El problema, tal como descubrieron pruebas independientes hace un par de años [ocultadas desde entonces], es que el software del dispositivo incorpora un algoritmo que le permite distinguir automáticamente si está funcionando en «dyno mode» o en «road mode«. En el segundo caso, ya en circulación real, desactiva el control de emisiones, que pueden multiplicar entre 10 y 40 veces los parámetros aceptados. Un engaño en toda regla, con el agravante de que sirve de base a las subvenciones que suelen concederse a los coches equipados con sistemas supuestamente menos contaminantes.

La normativa americana – más rigurosa que la europea, contra lo que suele decirse – debió entrar en vigor en 2004, pero la industria negoció una moratoria hasta 2007, para desarrollar durante ese plazo un proceso llamado AdBlue, consistente en inyectar una cierta cantidad de urea en el catalizador, que reduce la generación del NOx. Todas las marcas usan esta técnica, e incluso la usa VW en varios de sus modelos, pero no en los más vendidos de la marca, que presuntamente resolvían el problema de otro modo, como quedaba demostrado al pasar el test. Un engaño en toda regla.

No creo que tengan asidero los pronósticos sobre una industria diezmada por las sospechas. No es la calidad de los productos Volkswagen lo que está en discusión, sólo la ética de sus directivos. Que se sepa, las consecuencias se limitan a este fabricante, que ha tenido que provisionar 6.500 millones de dólares para hacer frente a indemnizaciones. El monto se antoja corto, pero al final todo dependerá de los acuerdos extrajudiciales que alcance con las autoridades y otros litigantes. Si esa fuera la cifra final, dividiéndola entre los 11 millones de coches equipados por el dispositivo trucado, el coste para Volkswagen sería de unos 650 dólares por unidad, aproximadamente el 2% del precio medio de la marca. Suponiendo, claro está, que los usuarios reclamen, porque en la práctica es discutible que hayan sido perjudicados (a menos que se trate de conductores con arraigada conciencia ecológica).

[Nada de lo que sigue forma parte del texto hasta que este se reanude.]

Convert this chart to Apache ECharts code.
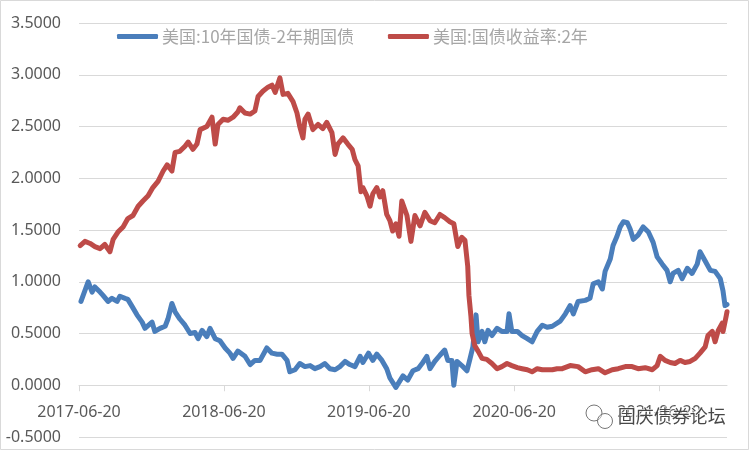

Mi impresión es que el problema de fondo va más allá de la industria de automoción. Toda regulación necesita apoyarse en métricas creíbles y verificables, para evitar que, como escribe Jesús Mota en El País, se dedique «más tiempo a burlar las normas que a innovar y ganar productividad». Como era de esperar, ya han surgido fundamentalistas para sostener que el problema no ha estado en la voluntad de engaño sino en el exceso de regulación, que induciría a trampear.

Hace bien poco se ha demostrado que un coche conectado a Internet puede ser hackeado; por espectacular y hasta divertido que fuera el experimento, ha servido para poner de relieve que en un mundo en el que más y más y más ´objetos` inanimados son controlados por software, este puede servir para «mentir» a los humanos si está programado para ello. La supuesta inteligencia que se les atribuye [en nuestros días todo tiene que ser smart] puede consistir, como es el caso, en que un software embebido decida cuándo conviene someterse a un test y cuándo saltarse las normas. Es un motivo de reflexión, y como tal lo dejo ahí: lo que llamamos Internet de las Cosas es una extensión tan súbita de fronteras tecnológicas y sociales que ni siquiera tiene estándares ni regulaciones. Un problema cuyas dimensiones desconocemos todavía.